_INFORMATION PROVIDED_:

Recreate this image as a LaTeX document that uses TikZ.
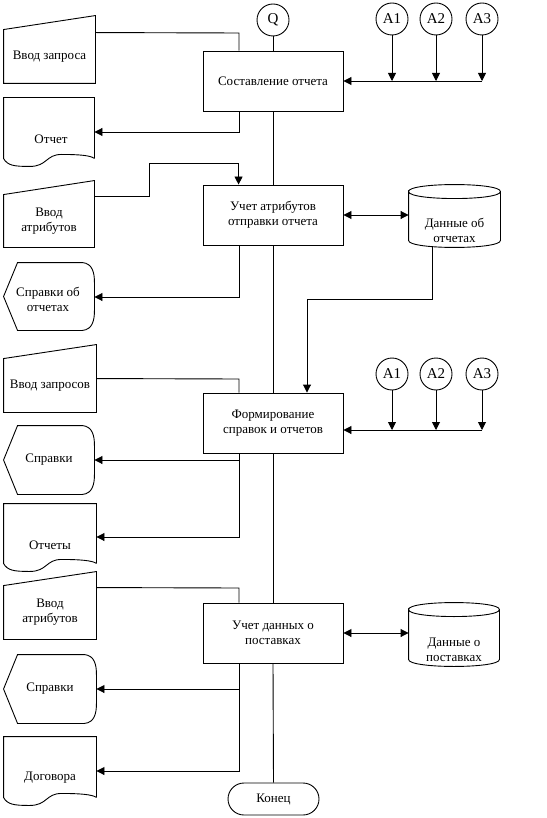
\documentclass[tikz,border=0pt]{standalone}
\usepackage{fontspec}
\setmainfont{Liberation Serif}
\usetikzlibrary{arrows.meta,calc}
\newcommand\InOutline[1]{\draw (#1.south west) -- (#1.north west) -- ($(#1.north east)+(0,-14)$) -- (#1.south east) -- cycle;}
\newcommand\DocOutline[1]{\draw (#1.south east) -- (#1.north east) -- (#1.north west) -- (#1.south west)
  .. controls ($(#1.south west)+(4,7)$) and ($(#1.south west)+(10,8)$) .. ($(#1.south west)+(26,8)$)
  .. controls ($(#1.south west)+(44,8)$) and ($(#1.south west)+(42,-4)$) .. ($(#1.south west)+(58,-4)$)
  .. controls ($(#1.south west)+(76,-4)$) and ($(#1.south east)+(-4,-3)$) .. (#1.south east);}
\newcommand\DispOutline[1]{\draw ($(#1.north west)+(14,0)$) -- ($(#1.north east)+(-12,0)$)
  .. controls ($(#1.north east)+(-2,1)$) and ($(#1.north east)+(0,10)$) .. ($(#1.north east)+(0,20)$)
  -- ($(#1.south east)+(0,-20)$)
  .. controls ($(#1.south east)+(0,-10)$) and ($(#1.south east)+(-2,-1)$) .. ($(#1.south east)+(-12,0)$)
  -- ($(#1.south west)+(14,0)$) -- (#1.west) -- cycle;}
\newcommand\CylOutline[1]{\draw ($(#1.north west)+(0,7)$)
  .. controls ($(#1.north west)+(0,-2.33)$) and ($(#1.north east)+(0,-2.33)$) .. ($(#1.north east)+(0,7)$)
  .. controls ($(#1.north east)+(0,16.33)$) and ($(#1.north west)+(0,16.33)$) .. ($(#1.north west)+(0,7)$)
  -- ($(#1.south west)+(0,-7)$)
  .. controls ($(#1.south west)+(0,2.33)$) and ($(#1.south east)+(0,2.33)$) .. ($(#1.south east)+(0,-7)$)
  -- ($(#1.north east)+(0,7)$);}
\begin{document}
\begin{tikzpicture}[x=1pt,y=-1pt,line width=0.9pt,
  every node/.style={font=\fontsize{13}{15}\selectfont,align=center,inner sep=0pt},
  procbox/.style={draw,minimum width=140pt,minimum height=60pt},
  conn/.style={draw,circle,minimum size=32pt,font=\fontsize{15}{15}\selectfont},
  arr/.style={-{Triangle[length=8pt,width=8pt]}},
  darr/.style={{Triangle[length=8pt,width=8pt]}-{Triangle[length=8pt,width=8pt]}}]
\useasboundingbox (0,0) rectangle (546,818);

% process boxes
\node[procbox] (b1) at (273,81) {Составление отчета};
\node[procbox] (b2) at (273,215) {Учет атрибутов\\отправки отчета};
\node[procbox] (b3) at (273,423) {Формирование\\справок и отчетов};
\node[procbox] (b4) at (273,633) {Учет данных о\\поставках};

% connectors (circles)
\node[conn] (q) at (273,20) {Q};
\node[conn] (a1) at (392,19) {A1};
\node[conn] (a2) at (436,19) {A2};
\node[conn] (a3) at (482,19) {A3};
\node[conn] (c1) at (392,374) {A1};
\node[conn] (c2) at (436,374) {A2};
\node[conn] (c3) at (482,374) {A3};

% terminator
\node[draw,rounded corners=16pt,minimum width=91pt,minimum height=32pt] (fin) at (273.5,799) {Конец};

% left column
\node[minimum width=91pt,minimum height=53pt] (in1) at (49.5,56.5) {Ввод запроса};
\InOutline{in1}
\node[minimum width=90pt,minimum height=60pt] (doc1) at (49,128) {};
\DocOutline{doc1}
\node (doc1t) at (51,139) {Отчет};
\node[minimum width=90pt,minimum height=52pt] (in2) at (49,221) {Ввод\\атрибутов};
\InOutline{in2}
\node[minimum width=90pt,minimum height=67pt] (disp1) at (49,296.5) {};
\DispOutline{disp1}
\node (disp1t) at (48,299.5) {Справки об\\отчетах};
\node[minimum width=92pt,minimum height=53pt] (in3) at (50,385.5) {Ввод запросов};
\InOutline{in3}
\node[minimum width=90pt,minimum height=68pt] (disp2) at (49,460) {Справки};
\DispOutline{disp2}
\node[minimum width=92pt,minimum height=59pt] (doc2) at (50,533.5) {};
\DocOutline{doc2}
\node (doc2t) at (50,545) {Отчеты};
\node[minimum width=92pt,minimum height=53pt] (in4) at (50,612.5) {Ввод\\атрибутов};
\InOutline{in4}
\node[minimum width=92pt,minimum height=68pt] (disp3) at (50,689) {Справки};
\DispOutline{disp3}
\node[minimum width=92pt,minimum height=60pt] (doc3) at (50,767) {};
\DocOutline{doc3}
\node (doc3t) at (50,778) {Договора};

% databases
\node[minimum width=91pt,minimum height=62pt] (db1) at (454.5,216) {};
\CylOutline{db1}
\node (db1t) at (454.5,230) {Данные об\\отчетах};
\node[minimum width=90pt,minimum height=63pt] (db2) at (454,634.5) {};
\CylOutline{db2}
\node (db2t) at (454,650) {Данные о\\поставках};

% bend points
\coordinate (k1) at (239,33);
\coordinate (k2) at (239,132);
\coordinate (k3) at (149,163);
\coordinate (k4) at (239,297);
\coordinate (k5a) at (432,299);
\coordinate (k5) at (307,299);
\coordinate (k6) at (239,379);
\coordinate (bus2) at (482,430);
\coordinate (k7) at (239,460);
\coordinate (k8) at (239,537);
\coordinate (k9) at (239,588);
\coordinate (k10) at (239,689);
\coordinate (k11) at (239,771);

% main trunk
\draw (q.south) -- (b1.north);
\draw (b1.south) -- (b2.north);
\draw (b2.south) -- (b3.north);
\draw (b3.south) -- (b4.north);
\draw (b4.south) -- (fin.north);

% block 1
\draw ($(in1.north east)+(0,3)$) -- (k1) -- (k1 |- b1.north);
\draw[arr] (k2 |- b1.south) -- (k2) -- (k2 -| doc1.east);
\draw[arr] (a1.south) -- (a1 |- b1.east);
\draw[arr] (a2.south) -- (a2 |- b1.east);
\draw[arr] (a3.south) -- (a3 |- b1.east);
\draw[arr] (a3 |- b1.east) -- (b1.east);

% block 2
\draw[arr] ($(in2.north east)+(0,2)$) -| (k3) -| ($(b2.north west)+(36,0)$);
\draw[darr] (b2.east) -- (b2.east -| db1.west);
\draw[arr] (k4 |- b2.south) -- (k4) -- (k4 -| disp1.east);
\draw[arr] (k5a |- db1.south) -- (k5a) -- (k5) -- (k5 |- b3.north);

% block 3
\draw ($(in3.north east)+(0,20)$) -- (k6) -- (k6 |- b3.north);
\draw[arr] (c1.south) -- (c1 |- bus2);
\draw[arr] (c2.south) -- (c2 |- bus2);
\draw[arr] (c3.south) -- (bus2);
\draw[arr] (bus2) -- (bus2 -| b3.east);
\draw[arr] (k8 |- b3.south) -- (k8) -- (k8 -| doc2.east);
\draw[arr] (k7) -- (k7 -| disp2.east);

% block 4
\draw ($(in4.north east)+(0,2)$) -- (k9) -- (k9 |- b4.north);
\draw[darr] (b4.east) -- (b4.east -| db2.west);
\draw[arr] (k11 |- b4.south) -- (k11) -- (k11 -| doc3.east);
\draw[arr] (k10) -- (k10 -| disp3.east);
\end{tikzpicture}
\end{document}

_GIVEN INSTRUCTION_: Print the listing above in full, exactly as written. Omit any pictures.

_WORKED SOLUTION_:
Recreate this image as a LaTeX document that uses TikZ.
\documentclass[tikz,border=0pt]{standalone}
\usepackage{fontspec}
\setmainfont{Liberation Serif}
\usetikzlibrary{arrows.meta,calc}
\newcommand\InOutline[1]{\draw (#1.south west) -- (#1.north west) -- ($(#1.north east)+(0,-14)$) -- (#1.south east) -- cycle;}
\newcommand\DocOutline[1]{\draw (#1.south east) -- (#1.north east) -- (#1.north west) -- (#1.south west)
  .. controls ($(#1.south west)+(4,7)$) and ($(#1.south west)+(10,8)$) .. ($(#1.south west)+(26,8)$)
  .. controls ($(#1.south west)+(44,8)$) and ($(#1.south west)+(42,-4)$) .. ($(#1.south west)+(58,-4)$)
  .. controls ($(#1.south west)+(76,-4)$) and ($(#1.south east)+(-4,-3)$) .. (#1.south east);}
\newcommand\DispOutline[1]{\draw ($(#1.north west)+(14,0)$) -- ($(#1.north east)+(-12,0)$)
  .. controls ($(#1.north east)+(-2,1)$) and ($(#1.north east)+(0,10)$) .. ($(#1.north east)+(0,20)$)
  -- ($(#1.south east)+(0,-20)$)
  .. controls ($(#1.south east)+(0,-10)$) and ($(#1.south east)+(-2,-1)$) .. ($(#1.south east)+(-12,0)$)
  -- ($(#1.south west)+(14,0)$) -- (#1.west) -- cycle;}
\newcommand\CylOutline[1]{\draw ($(#1.north west)+(0,7)$)
  .. controls ($(#1.north west)+(0,-2.33)$) and ($(#1.north east)+(0,-2.33)$) .. ($(#1.north east)+(0,7)$)
  .. controls ($(#1.north east)+(0,16.33)$) and ($(#1.north west)+(0,16.33)$) .. ($(#1.north west)+(0,7)$)
  -- ($(#1.south west)+(0,-7)$)
  .. controls ($(#1.south west)+(0,2.33)$) and ($(#1.south east)+(0,2.33)$) .. ($(#1.south east)+(0,-7)$)
  -- ($(#1.north east)+(0,7)$);}
\begin{document}
\begin{tikzpicture}[x=1pt,y=-1pt,line width=0.9pt,
  every node/.style={font=\fontsize{13}{15}\selectfont,align=center,inner sep=0pt},
  procbox/.style={draw,minimum width=140pt,minimum height=60pt},
  conn/.style={draw,circle,minimum size=32pt,font=\fontsize{15}{15}\selectfont},
  arr/.style={-{Triangle[length=8pt,width=8pt]}},
  darr/.style={{Triangle[length=8pt,width=8pt]}-{Triangle[length=8pt,width=8pt]}}]
\useasboundingbox (0,0) rectangle (546,818);

% process boxes
\node[procbox] (b1) at (273,81) {Составление отчета};
\node[procbox] (b2) at (273,215) {Учет атрибутов\\отправки отчета};
\node[procbox] (b3) at (273,423) {Формирование\\справок и отчетов};
\node[procbox] (b4) at (273,633) {Учет данных о\\поставках};

% connectors (circles)
\node[conn] (q) at (273,20) {Q};
\node[conn] (a1) at (392,19) {A1};
\node[conn] (a2) at (436,19) {A2};
\node[conn] (a3) at (482,19) {A3};
\node[conn] (c1) at (392,374) {A1};
\node[conn] (c2) at (436,374) {A2};
\node[conn] (c3) at (482,374) {A3};

% terminator
\node[draw,rounded corners=16pt,minimum width=91pt,minimum height=32pt] (fin) at (273.5,799) {Конец};

% left column
\node[minimum width=91pt,minimum height=53pt] (in1) at (49.5,56.5) {Ввод запроса};
\InOutline{in1}
\node[minimum width=90pt,minimum height=60pt] (doc1) at (49,128) {};
\DocOutline{doc1}
\node (doc1t) at (51,139) {Отчет};
\node[minimum width=90pt,minimum height=52pt] (in2) at (49,221) {Ввод\\атрибутов};
\InOutline{in2}
\node[minimum width=90pt,minimum height=67pt] (disp1) at (49,296.5) {};
\DispOutline{disp1}
\node (disp1t) at (48,299.5) {Справки об\\отчетах};
\node[minimum width=92pt,minimum height=53pt] (in3) at (50,385.5) {Ввод запросов};
\InOutline{in3}
\node[minimum width=90pt,minimum height=68pt] (disp2) at (49,460) {Справки};
\DispOutline{disp2}
\node[minimum width=92pt,minimum height=59pt] (doc2) at (50,533.5) {};
\DocOutline{doc2}
\node (doc2t) at (50,545) {Отчеты};
\node[minimum width=92pt,minimum height=53pt] (in4) at (50,612.5) {Ввод\\атрибутов};
\InOutline{in4}
\node[minimum width=92pt,minimum height=68pt] (disp3) at (50,689) {Справки};
\DispOutline{disp3}
\node[minimum width=92pt,minimum height=60pt] (doc3) at (50,767) {};
\DocOutline{doc3}
\node (doc3t) at (50,778) {Договора};

% databases
\node[minimum width=91pt,minimum height=62pt] (db1) at (454.5,216) {};
\CylOutline{db1}
\node (db1t) at (454.5,230) {Данные об\\отчетах};
\node[minimum width=90pt,minimum height=63pt] (db2) at (454,634.5) {};
\CylOutline{db2}
\node (db2t) at (454,650) {Данные о\\поставках};

% bend points
\coordinate (k1) at (239,33);
\coordinate (k2) at (239,132);
\coordinate (k3) at (149,163);
\coordinate (k4) at (239,297);
\coordinate (k5a) at (432,299);
\coordinate (k5) at (307,299);
\coordinate (k6) at (239,379);
\coordinate (bus2) at (482,430);
\coordinate (k7) at (239,460);
\coordinate (k8) at (239,537);
\coordinate (k9) at (239,588);
\coordinate (k10) at (239,689);
\coordinate (k11) at (239,771);

% main trunk
\draw (q.south) -- (b1.north);
\draw (b1.south) -- (b2.north);
\draw (b2.south) -- (b3.north);
\draw (b3.south) -- (b4.north);
\draw (b4.south) -- (fin.north);

% block 1
\draw ($(in1.north east)+(0,3)$) -- (k1) -- (k1 |- b1.north);
\draw[arr] (k2 |- b1.south) -- (k2) -- (k2 -| doc1.east);
\draw[arr] (a1.south) -- (a1 |- b1.east);
\draw[arr] (a2.south) -- (a2 |- b1.east);
\draw[arr] (a3.south) -- (a3 |- b1.east);
\draw[arr] (a3 |- b1.east) -- (b1.east);

% block 2
\draw[arr] ($(in2.north east)+(0,2)$) -| (k3) -| ($(b2.north west)+(36,0)$);
\draw[darr] (b2.east) -- (b2.east -| db1.west);
\draw[arr] (k4 |- b2.south) -- (k4) -- (k4 -| disp1.east);
\draw[arr] (k5a |- db1.south) -- (k5a) -- (k5) -- (k5 |- b3.north);

% block 3
\draw ($(in3.north east)+(0,20)$) -- (k6) -- (k6 |- b3.north);
\draw[arr] (c1.south) -- (c1 |- bus2);
\draw[arr] (c2.south) -- (c2 |- bus2);
\draw[arr] (c3.south) -- (bus2);
\draw[arr] (bus2) -- (bus2 -| b3.east);
\draw[arr] (k8 |- b3.south) -- (k8) -- (k8 -| doc2.east);
\draw[arr] (k7) -- (k7 -| disp2.east);

% block 4
\draw ($(in4.north east)+(0,2)$) -- (k9) -- (k9 |- b4.north);
\draw[darr] (b4.east) -- (b4.east -| db2.west);
\draw[arr] (k11 |- b4.south) -- (k11) -- (k11 -| doc3.east);
\draw[arr] (k10) -- (k10 -| disp3.east);
\end{tikzpicture}
\end{document}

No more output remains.